Drawing lessons from the intelligence debacle over supposed Iraqi weapons of mass destruction, Director of National Intelligence Mike McConnell required agencies to consult more sources and to say to a larger intelligence community audience precisely what they know and how they know it - and to acknowledge, to a degree previously unheard of, what they do not know.
"'Do not know' is a new technical term for an NIE," said a senior official who was involved in preparation of the report, known as a National Intelligence Estimate.
Although intelligence officials say the new conclusion about the Iranian program proved the reforms were sound, the wide gap between Monday's report and previous assessments also left the agencies vulnerable to accusations that officials had failed for too long to grasp a change in course by Iran.
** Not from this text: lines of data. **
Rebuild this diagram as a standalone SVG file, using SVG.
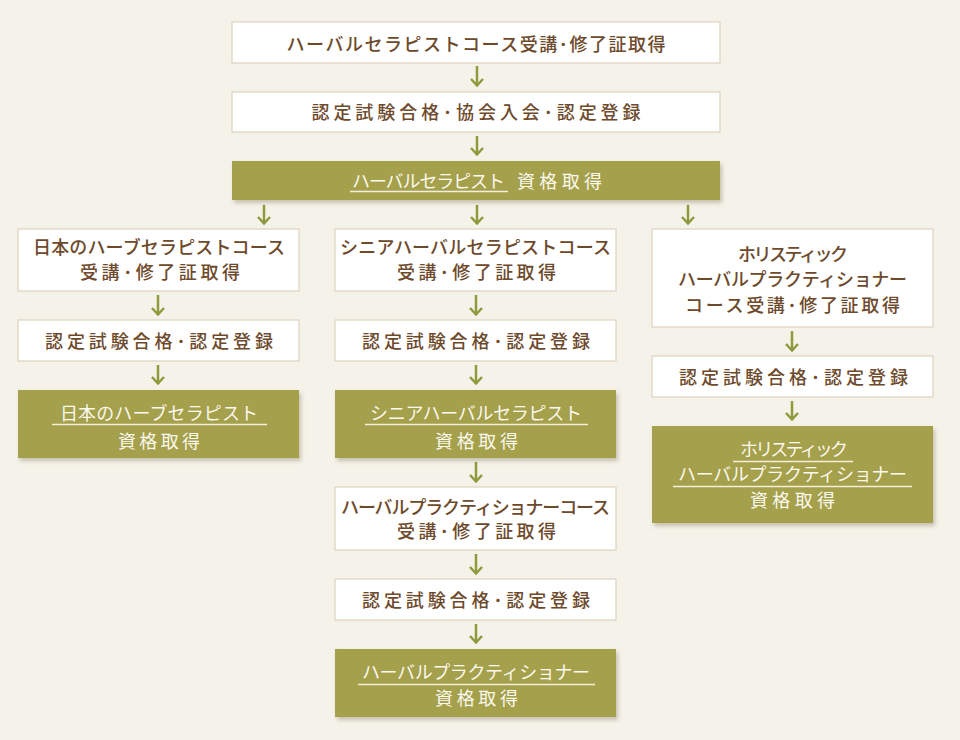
<svg xmlns="http://www.w3.org/2000/svg" width="960" height="740" viewBox="0 0 960 740">
<defs>
<style>
.bg{fill:#f5f2e9}
.wb{fill:#ffffff;stroke:#ddd3c0;stroke-width:1.2}
.gb{fill:#a5a04b}
.t{font-family:"Noto Sans CJK JP","Noto Sans",sans-serif;font-size:18px;fill:#6e4a2c;text-anchor:middle;font-weight:500}
.tw{font-family:"Noto Sans CJK JP","Noto Sans",sans-serif;font-size:18px;fill:#fbf8ee;text-anchor:middle}
.ul{stroke:#f3efdc;stroke-width:1.3}
.ar{stroke:#8f9a3d;stroke-width:2.5;fill:none}
.ah{stroke:#8f9a3d;stroke-width:2.5;fill:none;stroke-linejoin:miter}
</style>
<filter id="sh" x="-5%" y="-10%" width="115%" height="130%">
<feDropShadow dx="2" dy="3" stdDeviation="2" flood-color="#6b6440" flood-opacity="0.35"/>
</filter>
<marker id="arr" viewBox="0 0 10 14" refX="8.5" refY="7" markerWidth="10" markerHeight="14" markerUnits="userSpaceOnUse" orient="auto">
<path d="M1.5,1 L8,7 L1.5,13" class="ah"/>
</marker>
</defs>
<rect class="bg" x="0" y="0" width="960" height="740"/>

<g id="connectors">
<line class="ar" x1="477" y1="66" x2="477" y2="86" marker-end="url(#arr)"/>
<line class="ar" x1="477" y1="136" x2="477" y2="155" marker-end="url(#arr)"/>
<line class="ar" x1="264" y1="205" x2="264" y2="224" marker-end="url(#arr)"/>
<line class="ar" x1="477" y1="205" x2="477" y2="224" marker-end="url(#arr)"/>
<line class="ar" x1="688" y1="205" x2="688" y2="224" marker-end="url(#arr)"/>
<line class="ar" x1="158" y1="295" x2="158" y2="315" marker-end="url(#arr)"/>
<line class="ar" x1="158" y1="365" x2="158" y2="384" marker-end="url(#arr)"/>
<line class="ar" x1="476" y1="295" x2="476" y2="315" marker-end="url(#arr)"/>
<line class="ar" x1="476" y1="365" x2="476" y2="384" marker-end="url(#arr)"/>
<line class="ar" x1="476" y1="462" x2="476" y2="482" marker-end="url(#arr)"/>
<line class="ar" x1="476" y1="554" x2="476" y2="574" marker-end="url(#arr)"/>
<line class="ar" x1="476" y1="624" x2="476" y2="643" marker-end="url(#arr)"/>
<line class="ar" x1="792" y1="331" x2="792" y2="351" marker-end="url(#arr)"/>
<line class="ar" x1="792" y1="401" x2="792" y2="420" marker-end="url(#arr)"/>
</g>

<g id="n1">
<rect class="wb" x="232" y="22" width="488" height="41"/>
<text class="t" x="476" y="50.5" textLength="379" lengthAdjust="spacing">ハーバルセラピストコース受講･修了証取得</text>
</g>
<g id="n2">
<rect class="wb" x="232" y="92" width="488" height="40"/>
<text class="t" x="476" y="118.5" textLength="329" lengthAdjust="spacing">認定試験合格･協会入会･認定登録</text>
</g>
<g id="n3">
<rect class="gb" x="232" y="161" width="488" height="39" filter="url(#sh)"/>
<text class="tw" x="428.5" y="187.5" textLength="153" lengthAdjust="spacing">ハーバルセラピスト</text>
<text class="tw" x="559.5" y="187.5" textLength="85" lengthAdjust="spacing">資格取得</text>
<line class="ul" x1="350" y1="191.5" x2="508" y2="191.5"/>
</g>

<g id="c1a">
<rect class="wb" x="18" y="229" width="281" height="62"/>
<text class="t" x="159" y="253.5" textLength="252" lengthAdjust="spacing">日本のハーブセラピストコース</text>
<text class="t" x="160" y="278.5" textLength="160" lengthAdjust="spacing">受講･修了証取得</text>
</g>
<g id="c1b">
<rect class="wb" x="18" y="320" width="281" height="41"/>
<text class="t" x="159" y="347.5" textLength="228" lengthAdjust="spacing">認定試験合格･認定登録</text>
</g>
<g id="c1c">
<rect class="gb" x="18" y="390" width="281" height="68" filter="url(#sh)"/>
<text class="tw" x="159" y="419.5" textLength="198" lengthAdjust="spacing">日本のハーブセラピスト</text>
<line class="ul" x1="52" y1="424.5" x2="267" y2="424.5"/>
<text class="tw" x="159" y="447.5" font-size="19" textLength="82" lengthAdjust="spacing">資格取得</text>
</g>

<g id="c2a">
<rect class="wb" x="335" y="229" width="281" height="62"/>
<text class="t" x="475.5" y="253.5" textLength="271" lengthAdjust="spacing">シニアハーバルセラピストコース</text>
<text class="t" x="476.5" y="278.5" textLength="159" lengthAdjust="spacing">受講･修了証取得</text>
</g>
<g id="c2b">
<rect class="wb" x="335" y="320" width="281" height="41"/>
<text class="t" x="476" y="347.5" textLength="228" lengthAdjust="spacing">認定試験合格･認定登録</text>
</g>
<g id="c2c">
<rect class="gb" x="335" y="390" width="281" height="68" filter="url(#sh)"/>
<text class="tw" x="476" y="419.5" textLength="212" lengthAdjust="spacing">シニアハーバルセラピスト</text>
<line class="ul" x1="365" y1="424.5" x2="588" y2="424.5"/>
<text class="tw" x="476.5" y="447.5" font-size="19" textLength="83" lengthAdjust="spacing">資格取得</text>
</g>
<g id="c2d">
<rect class="wb" x="335" y="487" width="281" height="63"/>
<text class="t" x="475.5" y="513.5" textLength="269" lengthAdjust="spacing">ハーバルプラクティショナーコース</text>
<text class="t" x="476.5" y="537.5" textLength="159" lengthAdjust="spacing">受講･修了証取得</text>
</g>
<g id="c2e">
<rect class="wb" x="335" y="579" width="281" height="41"/>
<text class="t" x="476" y="606.5" textLength="228" lengthAdjust="spacing">認定試験合格･認定登録</text>
</g>
<g id="c2f">
<rect class="gb" x="335" y="649" width="281" height="68" filter="url(#sh)"/>
<text class="tw" x="476" y="678.5" textLength="228" lengthAdjust="spacing">ハーバルプラクティショナー</text>
<line class="ul" x1="358" y1="684.5" x2="595" y2="684.5"/>
<text class="tw" x="476.5" y="704.5" font-size="19" textLength="83" lengthAdjust="spacing">資格取得</text>
</g>

<g id="c3a">
<rect class="wb" x="652" y="229" width="281" height="98"/>
<text class="t" x="793" y="260.5" textLength="110" lengthAdjust="spacing">ホリスティック</text>
<text class="t" x="792.5" y="285.5" textLength="229" lengthAdjust="spacing">ハーバルプラクティショナー</text>
<text class="t" x="792.5" y="311.5" textLength="215" lengthAdjust="spacing">コース受講･修了証取得</text>
</g>
<g id="c3b">
<rect class="wb" x="652" y="356" width="281" height="41"/>
<text class="t" x="793.5" y="383.5" textLength="229" lengthAdjust="spacing">認定試験合格･認定登録</text>
</g>
<g id="c3c">
<rect class="gb" x="652" y="426" width="281" height="97" filter="url(#sh)"/>
<text class="tw" x="794" y="455.5" textLength="108" lengthAdjust="spacing">ホリスティック</text>
<line class="ul" x1="733" y1="461.5" x2="853" y2="461.5"/>
<text class="tw" x="792.5" y="480.5" textLength="229" lengthAdjust="spacing">ハーバルプラクティショナー</text>
<line class="ul" x1="673" y1="486.5" x2="912" y2="486.5"/>
<text class="tw" x="792.5" y="506.5" font-size="19" textLength="85" lengthAdjust="spacing">資格取得</text>
</g>
</svg>
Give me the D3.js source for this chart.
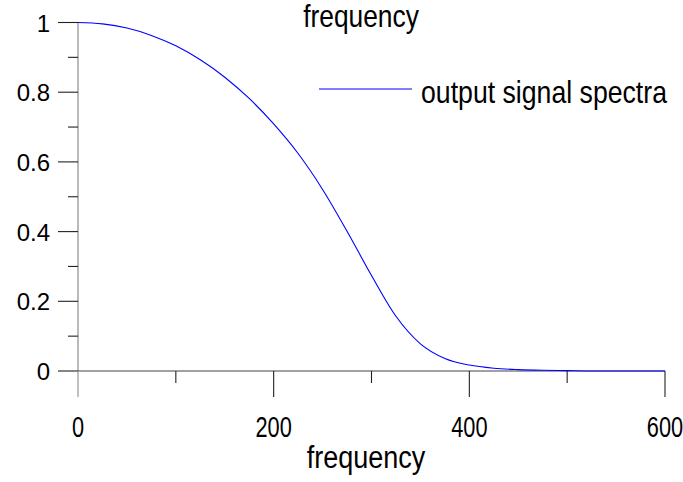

The new report upended years of previous assessments by asserting that Iran halted the weapons side of its nuclear program in 2003. The report, while expressing concern about Iran's rapidly growing civilian nuclear energy program, contradicted assertions by top Bush administration officials and previous intelligence assessments that Iran has been bent on acquiring nuclear weapons.
"The new report brings the U.S. intelligence community in line with what the IAEA International Atomic Energy Agency and several European governments were saying years ago," said David Albright, president of the Institute for Science and International Security.
A pivotal moment occurred in early summer 2005, when President Bush discussed the new Iran NIE with advisers during a routine intelligence briefing. Why, Bush asked, was it so hard to get information about Iran's nuclear program?
The exchange, described by a senior U.S. official who witnessed it, helped instigate the intelligence community's most aggressive attempt to penetrate Iran's highly secretive nuclear program. Over the coming months, the CIA established a new Iran Operations Division that brought analysts and clandestine collectors together to search for hard evidence.
Communications intercepts of Iranian nuclear officials and a stolen laptop containing diagrams related to the development of a nuclear warhead for missiles yielded valuable evidence about Iran's nuclear past as well as its decision in 2003 to suspend the weapons side of its program.
There was no "eureka" moment, according to senior officials who helped supervise the collection efforts. The surge in intelligence-gathering helped convince analysts that Iran had made a "course correction" in 2003, halting the weapons work while proceeding with the civilian nuclear energy program.
Bush said Tuesday that Iran is dangerous and must be squeezed by international pressure despite the new intelligence assessment.